I'm a theoretical physicist and an ITAMP Postdoctoral Fellow at the Harvard-Smithsonian Institute for Theoretical Atomic, Molecular, and Optical Physics (ITAMP). Catch me at ITAMP, Harvard physics, or MIT. Before moving here, I completed a physics PhD at Caltech's Institute for Quantum Information and Matter, under John Preskill's auspices. I write one article per month for Quantum Frontiers. My research consists of what I call "quantum steampunk" (https://quantumfrontiers.com/2018/07/29/so-long-and-thanks-for-all-the-fourier-transforms/): I re-envision 19th-century thermodynamics with 21st-century quantum information theory, and I use the combination as a new lens through which to view various fields of science.

## 11 thoughts on “Of Supersoakers and squeezed states”

1. *More precisely, not all Fock states correspond to particle numbers n > 0″

Some references would be very welcome … perhaps even a follow-on post?
Does this refer to Unruh-type effects? Exotic media with highly nonlinear dispersion relations? Charge stripes in high-temperature superconductors? Black hole firewalls?

And what do fluctuation-dissipation relations have to say, in regard to the exotic currents that must be the sources/sinks of these exotic states?

ps  Thank you Nicole, for your admirable work in sustaining this wonderful quantum weblog.
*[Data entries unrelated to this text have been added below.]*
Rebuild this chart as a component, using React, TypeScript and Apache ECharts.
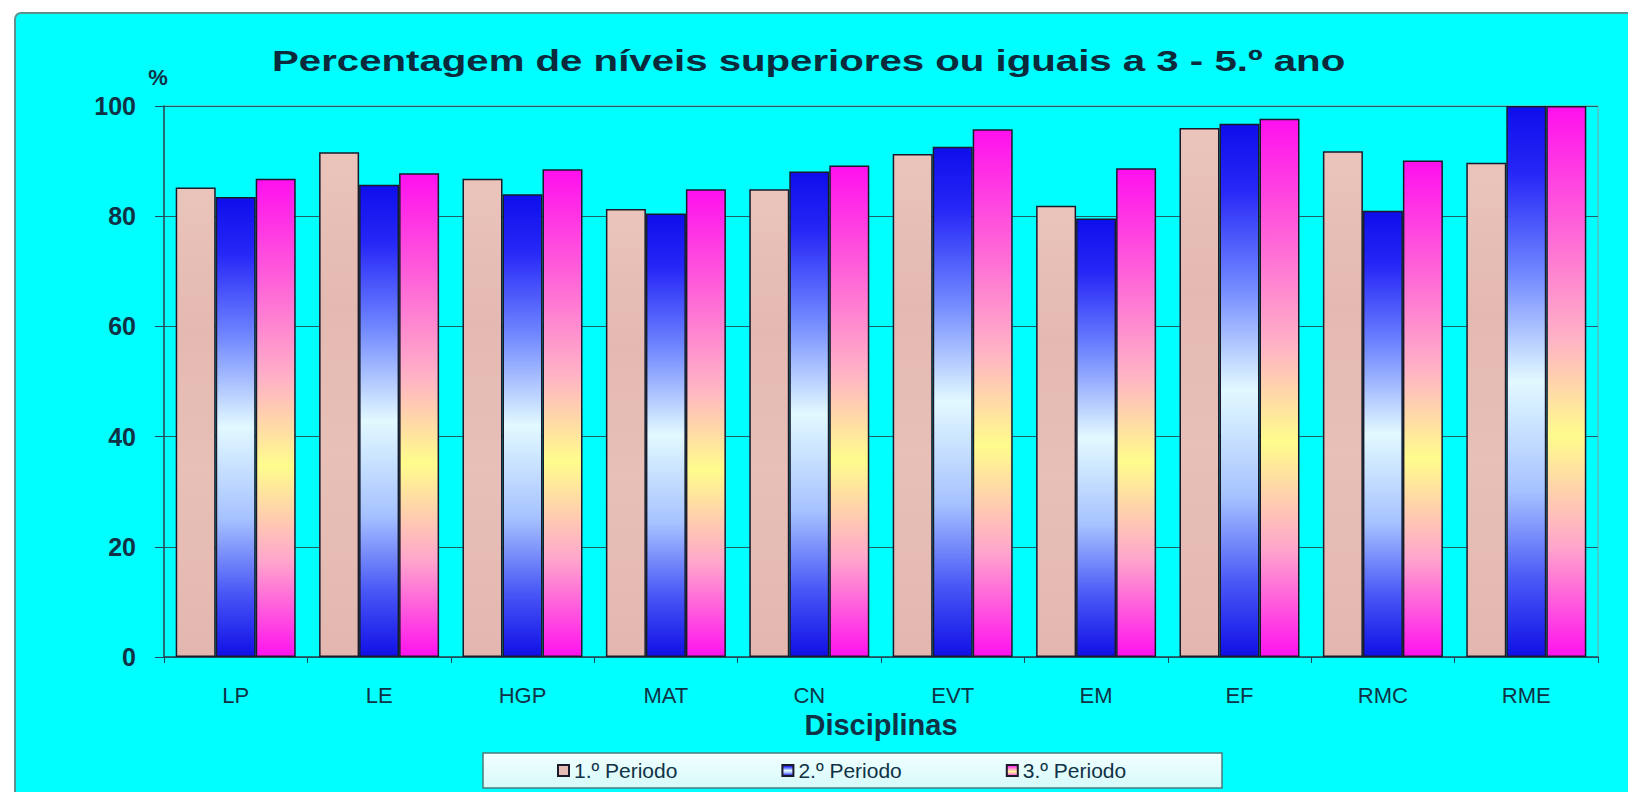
import React, { useEffect, useRef } from "react";
import * as echarts from "echarts";

const categories = ["LP", "LE", "HGP", "MAT", "CN", "EVT", "EM", "EF", "RMC", "RME"];
const periodo1 = [85.2, 91.6, 86.8, 81.3, 84.9, 91.3, 81.9, 96.0, 91.8, 89.7];
const periodo2 = [83.5, 85.7, 84.0, 80.5, 88.1, 92.6, 79.6, 96.8, 81.0, 100];
const periodo3 = [86.8, 87.8, 88.5, 84.9, 89.2, 95.8, 88.7, 97.7, 90.1, 100];
const seriesNames = ["1.º Periodo", "2.º Periodo", "3.º Periodo"];
const titleText = "Percentagem de níveis superiores ou iguais a 3 - 5.º ano";
const axisName = "Disciplinas";
const unitText = "%";

const FONT = '"Liberation Sans", Arial, sans-serif';
const TXT = "#0f3246";

const grad = (stops: [number, string][]) =>
  new echarts.graphic.LinearGradient(0, 0, 0, 1, stops.map(([offset, color]) => ({ offset, color })));

export default function App() {
  const ref = useRef<HTMLDivElement>(null);
  useEffect(() => {
    if (!ref.current) return;
    const chart = echarts.init(ref.current, undefined, { renderer: "svg" });
    const fills = [
      grad([
        [0, "#EAC4BB"],
        [0.3, "#E4B9B1"],
        [0.6, "#E8C0B7"],
        [1, "#E3B7AF"],
      ]),
      grad([
        [0, "#0E0EEC"],
        [0.12, "#2626F6"],
        [0.3, "#6F86FF"],
        [0.5, "#E2F9FF"],
        [0.7, "#A6C2FF"],
        [0.86, "#4A58F6"],
        [1, "#1010E6"],
      ]),
      grad([
        [0, "#FF10EE"],
        [0.2, "#FF5CDA"],
        [0.42, "#FFB2C6"],
        [0.6, "#FFFC8C"],
        [0.8, "#FFA6CC"],
        [1, "#FF12EE"],
      ]),
    ];
    const datas = [periodo1, periodo2, periodo3];
    chart.setOption({
      animation: false,
      backgroundColor: "#ffffff",
      graphic: {
        elements: [
          {
            type: "rect",
            z: -100,
            shape: { x: 15, y: 13, width: 1640, height: 800, r: 6 },
            style: { fill: "#00FFFF", stroke: "#5f9090", lineWidth: 2 },
          },
          {
            type: "rect",
            z: -50,
            shape: { x: 483, y: 753, width: 739, height: 35 },
            style: {
              fill: grad([
                [0, "#F2FFFF"],
                [1, "#D6FAFA"],
              ]),
              stroke: "#4b7b7b",
              lineWidth: 1.5,
            },
          },
          {
            type: "text",
            x: 272,
            y: 61,
            scaleX: 1.34,
            style: {
              text: titleText,
              font: `bold 30px ${FONT}`,
              fill: "#0b2a3c",
              textAlign: "left",
              textVerticalAlign: "middle",
            },
          },
          {
            type: "text",
            x: 158,
            y: 77,
            style: {
              text: unitText,
              font: `bold 22px ${FONT}`,
              fill: TXT,
              textAlign: "center",
              textVerticalAlign: "middle",
            },
          },
        ],
      },
      legend: {
        data: seriesNames,
        left: 557,
        top: 760,
        padding: 0,
        icon: "rect",
        itemWidth: 11,
        itemHeight: 11,
        itemGap: 104,
        textStyle: { fontFamily: FONT, fontSize: 21, color: TXT },
      },
      grid: {
        left: 164,
        right: 30,
        top: 106,
        bottom: 135,
        show: true,
        borderColor: "#7fa3a3",
        borderWidth: 1,
        backgroundColor: "transparent",
      },
      xAxis: {
        type: "category",
        data: categories,
        name: axisName,
        nameLocation: "middle",
        nameGap: 44,
        nameTextStyle: { fontFamily: FONT, fontSize: 29, fontWeight: "bold", color: TXT },
        axisLine: { lineStyle: { color: "#1d4a5a", width: 1.5 } },
        axisTick: { show: true, length: 6, lineStyle: { color: "#1d4a5a" } },
        axisLabel: { fontFamily: FONT, fontSize: 22, color: TXT, margin: 27 },
      },
      yAxis: {
        type: "value",
        min: 0,
        max: 100,
        interval: 20,
        axisLine: { show: true, lineStyle: { color: "#1d4a5a", width: 1.5 } },
        axisTick: { show: true, length: 9, lineStyle: { color: "#1d4a5a" } },
        axisLabel: { fontFamily: FONT, fontSize: 25, fontWeight: "bold", color: TXT, margin: 28 },
        splitLine: { show: true, lineStyle: { color: "#1f5f66", width: 1 } },
      },
      series: seriesNames.map((name, i) => ({
        name,
        type: "bar",
        data: datas[i],
        barWidth: 40,
        barGap: "0%",
        itemStyle: { color: fills[i], borderColor: "#1a1a2a", borderWidth: 1.5 },
      })),
    });
    return () => chart.dispose();
  }, []);
  return (
    <div
      ref={ref}
      style={{ position: "fixed", left: 0, top: 0, width: 1628, height: 792, background: "#fff" }}
    />
  );
}
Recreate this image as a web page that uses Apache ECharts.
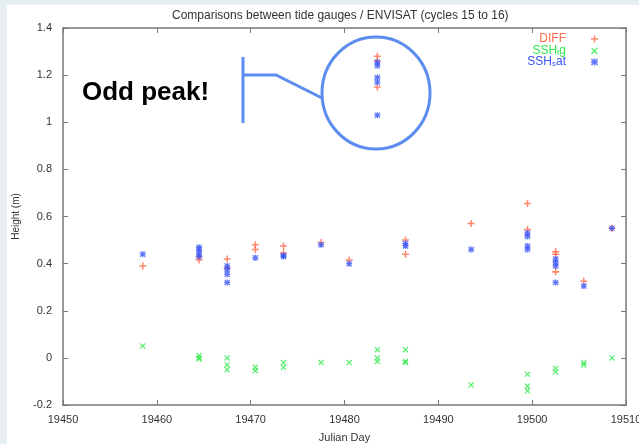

• Thank you for your comment. Nothing so exotic in mind — apologies about the disappointment. The vacuum is the Fock state in which the system contains n = 0 photons.

2. Since solitons are one way to model single-particle states (via skyrmions and the like anyway), they could probably just use the original BB gun metaphor. 😉

• Good call! Now, how would we reconcile (1) the modeling of both photons and solitons with BBs with (2) the difference between photons and solitons?

• Hmm, a valid point, it’s kind of tricky to include both without destroying the analogy.

• Thanks for your suggestion! Generalization has its role in physics, no? We can generalize to childhood weapons and toys.

• An ingenious toy-like application of parametric down-conversion dynamics is set forth in US Patent 2815488, “Non-linear capacitance or inductance switching, amplifying and memory organs”, issued posthumously in 1957 to it’s inventor … John von Neumann.

Yes, universal Turing machines can be realized, elegantly, as networks of electromagnetic waves propagating between parametric converters.

These devices were realized commercially (in Japan) as “parametron” computers, in an effort led by Eiichi Goto, who had independently conceived this invention.

In the end, Moore’s law won out over physical elegance, in that transistors shrank more readily than parametrons.